- Exercise goal -
In the following material, identify every line holding the string "this" and return it.
• • • • • • •
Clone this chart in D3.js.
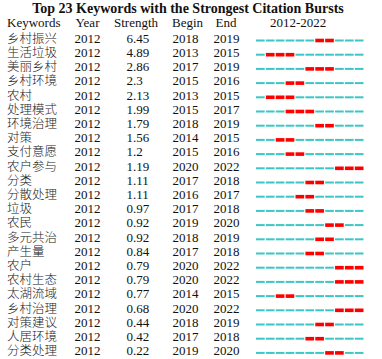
<!DOCTYPE html>
<html lang="en">
<head>
<meta charset="UTF-8">
<title>Citation Bursts</title>
<style>
  body { margin: 0; background: #fff; }
  svg text { font-family: "Liberation Serif", "Times New Roman", "Noto Sans CJK SC", serif; fill: #111; }
  svg text.kw { font-family: "Noto Sans CJK SC", sans-serif; font-weight: 300; fill: #222; }
</style>
</head>
<body>
<div id="chart"></div>
<script src="https://cdn.jsdelivr.net/npm/d3@7/dist/d3.min.js"></script>
<script>
  const keywords = ["乡村振兴", "生活垃圾", "美丽乡村", "乡村环境", "农村", "处理模式", "环境治理", "对策",
    "支付意愿", "农户参与", "分类", "分散处理", "垃圾", "农民", "多元共治", "产生量", "农户", "农村生态",
    "太湖流域", "乡村治理", "对策建议", "人居环境", "分类处理"];
  const startYears = [2012, 2012, 2012, 2012, 2012, 2012, 2012, 2012, 2012, 2012, 2012, 2012,
    2012, 2012, 2012, 2012, 2012, 2012, 2012, 2012, 2012, 2012, 2012];
  const strengths = ["6.45", "4.89", "2.86", "2.3", "2.13", "1.99", "1.79", "1.56", "1.2", "1.19", "1.11", "1.11",
    "0.97", "0.92", "0.92", "0.84", "0.79", "0.79", "0.77", "0.68", "0.44", "0.42", "0.22"];
  const begins = [2018, 2013, 2017, 2015, 2013, 2015, 2018, 2014, 2015, 2020, 2017, 2016,
    2017, 2019, 2018, 2017, 2020, 2020, 2014, 2020, 2018, 2017, 2019];
  const ends = [2019, 2015, 2019, 2016, 2015, 2017, 2019, 2015, 2016, 2022, 2018, 2017,
    2018, 2020, 2019, 2018, 2022, 2022, 2015, 2022, 2019, 2018, 2020];
  const years = d3.range(2012, 2023);
  const headers = ["Keywords", "Year", "Strength", "Begin", "End", "2012-2022"];

  const W = 382, H = 359;
  const svg = d3.select("#chart").append("svg").attr("width", W).attr("height", H);

  // row positions
  const y = d3.scaleBand().domain(d3.range(keywords.length)).range([33.4, 360]);
  // year segments
  const x = d3.scaleBand().domain(years).range([256, 363.5]).paddingInner(0.12);

  svg.append("text")
    .attr("x", 188).attr("y", 13)
    .attr("text-anchor", "middle")
    .style("font-size", "14px").style("font-weight", "bold")
    .text("Top 23 Keywords with the Strongest Citation Bursts");

  const headX = [7, 75.5, 114, 172, 215.5, 270];
  svg.selectAll("text.head").data(headers).join("text")
    .attr("class", "head")
    .attr("x", (d, i) => headX[i]).attr("y", 27.3)
    .style("font-size", "13px")
    .text(d => d);

  const rows = svg.selectAll("g.row").data(keywords).join("g")
    .attr("class", "row")
    .attr("transform", (d, i) => `translate(0,${y(i) + y.bandwidth() / 2})`);

  const cols = [
    { x: 7, v: (d, i) => keywords[i], cls: "kw" },
    { x: 74.5, v: (d, i) => startYears[i] },
    { x: 126.5, v: (d, i) => strengths[i] },
    { x: 172.5, v: (d, i) => begins[i] },
    { x: 213.5, v: (d, i) => ends[i] }
  ];
  cols.forEach(c => {
    rows.append("text")
      .attr("class", c.cls || null)
      .attr("x", c.x).attr("y", 2.3)
      .style("font-size", c.cls ? "12.5px" : "13px")
      .text(c.v);
  });

  rows.each(function (d, i) {
    d3.select(this).selectAll("rect").data(years).join("rect")
      .attr("x", yr => x(yr))
      .attr("width", x.bandwidth())
      .attr("y", yr => (yr >= begins[i] && yr <= ends[i]) ? -1.8 : -1)
      .attr("height", yr => (yr >= begins[i] && yr <= ends[i]) ? 3.6 : 2)
      .attr("fill", yr => (yr >= begins[i] && yr <= ends[i]) ? "#ff0000" : "#3cc6c6");
  });
</script>
</body>
</html>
• • • • • • •
- Task solution -
Clone this chart in D3.js.
    d3.select(this).selectAll("rect").data(years).join("rect")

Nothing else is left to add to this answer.